Celebrity is defined as the state of being famous. Today’s sense of celebrity seems to also evoke the idea that a celebrity is the person most seen and heard from. Which is why the idea of reading a book by a celebrity can be cringeworthy.
Greenlights by Matthew McConaughey is the least expected celebrity-written book to grace the shelves of…almost everywhere. Mainly, it is unexpected because we don’t expect someone like Matthew McConaughey to stoop so low as to share his life’s story with the masses as if they absolutely must know everything about him.
However, this book is not the typical celebrity-shilled money grab. While you will get to know his insights into some of the more gossip-worthy actions of his popular life, you will not be told how to live the perfect life. There is no infomercial tackiness to this recollection of a man’s life before, during, and possibly after celebrity. Instead, this is a story of a man who has gotten some things right and some things not so right, and he shares both with equal appreciation.
McConaughey is very clear that Greenlights is not an advice book, nor is it simply a memoir. His approach in writing this book was to give people an insight into his approach to his life, filled with insights. It’s his playbook. His love letter to his first 50 years of life on Earth.
Bumper Stickers and Why They Matter
The author’s thoughts on bumper stickers are that they give life lessons without having to mean anything as serious as a life lesson. They are tongue-in-cheek quotes read quickly and thought about for only a short, passing time. But they do mean something.
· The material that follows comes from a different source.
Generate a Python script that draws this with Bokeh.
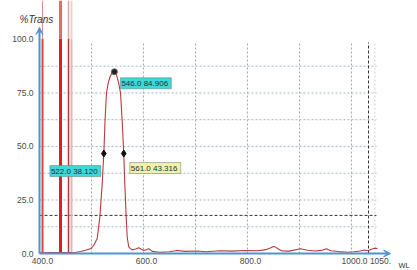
from bokeh.plotting import figure
from bokeh.models import Range1d, Label, Arrow, VeeHead
from bokeh.embed import file_html
from bokeh.resources import INLINE
from bokeh.core.properties import value

# ---------------- data ----------------
WL = [400, 410, 420, 430, 440, 450, 460, 470, 479, 490, 498, 504, 511, 516, 520.6, 523.7,
      526, 528.8, 532, 536, 540, 544, 548, 552, 555.8, 559, 562, 564, 566.7, 568.7, 571.7,
      578, 585, 591, 596, 600.6, 605, 610, 616.7, 630, 650, 665, 680, 703, 720, 748, 770,
      796, 820, 835, 844, 850, 854, 860, 867, 880, 902, 915, 930, 945, 952, 960, 975, 992,
      1005, 1017, 1025, 1032, 1038, 1045, 1050]
TRANS = [0.4, 0.3, 0.5, 0.4, 0.5, 0.4, 0.5, 0.6, 0.9, 1.6, 2.2, 3.7, 7.0, 17.0, 32.7, 46.7,
         62.0, 75.0, 79.5, 82.8, 84.5, 84.9, 83.6, 79.8, 75.0, 62.0, 46.7, 32.7, 17.0, 7.6, 3.0,
         1.7, 2.1, 2.7, 2.0, 1.4, 1.8, 2.2, 1.0, 0.6, 0.8, 1.4, 1.0, 1.2, 0.8, 1.3, 1.1,
         1.4, 1.3, 1.8, 2.6, 3.3, 3.0, 2.0, 1.2, 1.1, 2.2, 1.5, 1.2, 1.6, 2.2, 1.3, 0.9, 0.6,
         0.8, 1.2, 1.6, 1.3, 2.0, 2.5, 2.3]

X_TICKS = [400, 600, 800, 1000, 1050]
X_TICK_LABELS = ["400.0", "600.0", "800.0", "1000.0", "1050."]
Y_TICKS = [0, 25, 50, 75, 100]
Y_TICK_LABELS = ["0.0", "25.0", "50.0", "75.0", "100.0"]

GRID_X = [500, 600, 700, 800, 900, 1000]
GRID_Y = [12.5, 25, 37.5, 50, 62.5, 75, 87.5]
GRID_TOP = 98.6
GRID_RIGHT = 1048
CURSOR_X = 1032.7
CURSOR_Y = 17.8

# reference lines (nm)
REF_X = [405.8, 440.4, 455.8, 461.5]
REF_COL = ["#e2463a", "#d82222", "#a83a3a", "#efb2aa"]
REF_COL_UP = ["#d89090", "#e46a6a", "#d4a8a8", "#f3cfc8"]
REF_TOP = 118.2

PEAK = (544.0, 84.9, "546.0  84.906")
HALF_L = (523.7, 46.7, "522.0  38.120")
HALF_R = (562.0, 46.7, "561.0  43.316")

Y_AXIS_END = 105.6
X_AXIS_END = 1075

# ---------------- figure ----------------
p = figure(width=417, height=270, x_range=Range1d(325.0, 1126.9), y_range=Range1d(-7.94, 118.2),
           output_backend="svg", toolbar_location=None,
           x_axis_location=None, y_axis_location=None,
           min_border_left=0, min_border_right=0, min_border_top=0, min_border_bottom=0)
p.xgrid.visible = False
p.ygrid.visible = False
p.outline_line_color = None
p.background_fill_color = "white"
p.border_fill_color = "white"

FONT = value("Liberation Sans")

# grid
p.segment(x0=GRID_X, y0=[0] * len(GRID_X), x1=GRID_X, y1=[GRID_TOP] * len(GRID_X),
          line_color="#a4a8ac", line_dash="2 2", line_width=1)
p.segment(x0=[400] * len(GRID_Y), y0=GRID_Y, x1=[GRID_RIGHT] * len(GRID_Y), y1=GRID_Y,
          line_color="#a2b6c6", line_dash="2 2", line_width=1)
p.segment(x0=[GRID_RIGHT - 3], y0=[0], x1=[GRID_RIGHT - 3], y1=[GRID_TOP],
          line_color="#d0d0d0", line_dash="2 2", line_width=1)
p.segment(x0=[CURSOR_X], y0=[0], x1=[CURSOR_X], y1=[GRID_TOP],
          line_color="#333333", line_dash="3 2", line_width=1)
p.segment(x0=[400], y0=[CURSOR_Y], x1=[GRID_RIGHT], y1=[CURSOR_Y],
          line_color="#333333", line_dash="3 2", line_width=1)

# reference vertical lines
p.segment(x0=REF_X, y0=[0] * 4, x1=REF_X, y1=[100.5] * 4, line_color=REF_COL,
          line_width=[2, 3, 1.5, 2])
p.segment(x0=REF_X, y0=[100.5] * 4, x1=REF_X, y1=[REF_TOP] * 4, line_color=REF_COL_UP,
          line_width=[1, 3, 1.5, 2])

# spectrum
p.line(WL, TRANS, line_color="#b83a3a", line_width=1.1)

# axes with arrows
ax_col = "#4f93d2"
p.add_layout(Arrow(end=VeeHead(size=7, line_color=ax_col, fill_color=ax_col, line_width=1),
                   x_start=400, y_start=0, x_end=400, y_end=Y_AXIS_END,
                   line_color=ax_col, line_width=2))
p.add_layout(Arrow(end=VeeHead(size=7, line_color=ax_col, fill_color=ax_col, line_width=1),
                   x_start=400, y_start=0, x_end=X_AXIS_END, y_end=0,
                   line_color=ax_col, line_width=2))

# tick labels (placed through the plot scales)
p.text(x=X_TICKS, y=[0] * len(X_TICKS), text=X_TICK_LABELS, x_offset=3, y_offset=4,
       text_align="center", text_baseline="top", text_font=FONT,
       text_font_size="8.5px", text_color="#4a4a4a")
p.text(x=[400] * len(Y_TICKS), y=Y_TICKS, text=Y_TICK_LABELS, x_offset=-6,
       text_align="right", text_baseline="middle", text_font=FONT,
       text_font_size="8.5px", text_color="#4a4a4a")

# markers
p.scatter([HALF_L[0], HALF_R[0]], [HALF_L[1], HALF_R[1]], marker="diamond", size=7,
          color="#111111")
p.scatter([PEAK[0]], [PEAK[1]], marker="circle", size=6, fill_color="#222222",
          line_color="#666666")

def tag(pt, bg, align, xo, yo):
    p.add_layout(Label(x=pt[0], y=pt[1], text=pt[2], x_offset=xo, y_offset=yo,
                       text_align=align, text_baseline="top",
                       text_font="Liberation Sans", text_font_size="8px",
                       text_color="#1e3040", background_fill_color=bg,
                       border_line_color="#5a7a7a", border_line_width=0.5,
                       padding=1))

tag(PEAK, "#3fd8d8", "left", 6, -6)
tag(HALF_L, "#3fd8d8", "right", -3, -12)
tag(HALF_R, "#f2f2a6", "left", 6, -9)

# axis titles
p.text(x=[400], y=[109.1], text=["%Trans"], x_offset=-20, text_align="left",
       text_baseline="middle", text_font=FONT, text_font_style="italic",
       text_font_size="10px", text_color="#333333")
p.text(x=[X_AXIS_END], y=[0], text=["WL"], x_offset=8, y_offset=12, text_align="left",
       text_baseline="middle", text_font=FONT, text_font_size="7.5px", text_color="#333333")

open("out.html", "w").write(file_html(p, INLINE))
He looks at aha moments in his life as bumper stickers, and they are one of the three repeating categories often shared and emphasized throughout the book, along with prescriptions and green lights. Thoughts about life, thoughts about success, or thoughts about heartache can all be distilled into his version of bumper stickers, and are done so throughout the book from start to finish.
Given Matthew’s persona as the public knows it, you expect bumper stickers from the man who has advertised for products ranging from automobiles to bourbons. Quick, insightful, and typically humorous quips that go by fast but can make you think if you only slow down to give them a chance. They also represent his true Texanism, appropriate for someone hired as the Minister of Culture for the University of Texas.
Perhaps the most appropriate bumper sticker written in the book is that he “…never wrote things down to remember; I always wrote things down so I could forget.” The content that fills the book is mostly taken from his journals that he wrote in daily, or almost daily, for the prior 35 years. So, Greenlights can be seen as a book of forgotten memories and lessons that may not be forgotten, as much as codified and stored away to allow for more memories to take their place. A sort of commonplace book of memories to leave in dust or break out on a rainy day.
Prescriptions for Him
Clever witticisms aside, the book also provides McConaughey’s thoughts on approaches to life to take, or not take, to “…get more of what you want, or cure what ails you.” He is careful to not sound preachy, as much as he admits he loves a good preacher. He instead walks the line of providing an example of what has worked for him without promising it will work for you.
Too many celebrity tomes come across as admonishing to those who would read them. Their successes are packaged into ageless aphorisms, and the celebrities seem almost baffled that everyone else hasn’t found success using those aphorisms. As an antidote to this approach, McConaughey’s southern charm softens the approach of telling you how to live your life. Additionally, he makes it blatantly obvious in the beginning that his approach may be one that could be followed by readers, but followed at their own risks and with varying results.
Green Lights – How To Know That Everything Is Alright
One of the greatest takeaways from the book is when McConaughey explains the birth of his most repeated movie line, “Alright, alright, alright.” More than just a laid-back salutation, it was a checklist leading up to a meeting of his character with a cute girl in the movie Dazed and Confused. It was a last-minute ad-lib spouted from a car in a scene where Wooderson meets the cute redhead played by Marissa Ribisi. As Matthew described it, he had his car, his drugs, and his rock and roll. He realized three out of four ain’t bad, but he was on his way to get the girl. The fourth “alright”.
This moment was a green light for McConaughey. It was a moment where he was able to do something he loved to do, based solely on his perspective of a character. The line is remembered for a reason it is a classic line in a classic movie, said by an actor before he was considered a classic.
Green lights in the book are the moments for McConaughey when he knows he is on the right path. The moments that are pivotal in his life up until today. He does a good job in the book of not turning these moments into bragging rights, but instead examples of when intuition was listened to, and the listener rewarded accordingly.
This celebrity-written book could have been a disaster by revealing the man behind the mask in too much detail. Instead, the folksy approach and brotherly delivery of McConaughey’s enjoyment of life serves as another green light. The book further endears you to a man who comes across as cool and likable and too genuine actually to exist in Hollywood.
In the end, the book is about his version of l-i-v-i-n. He hopes that it may help you find your version, as well.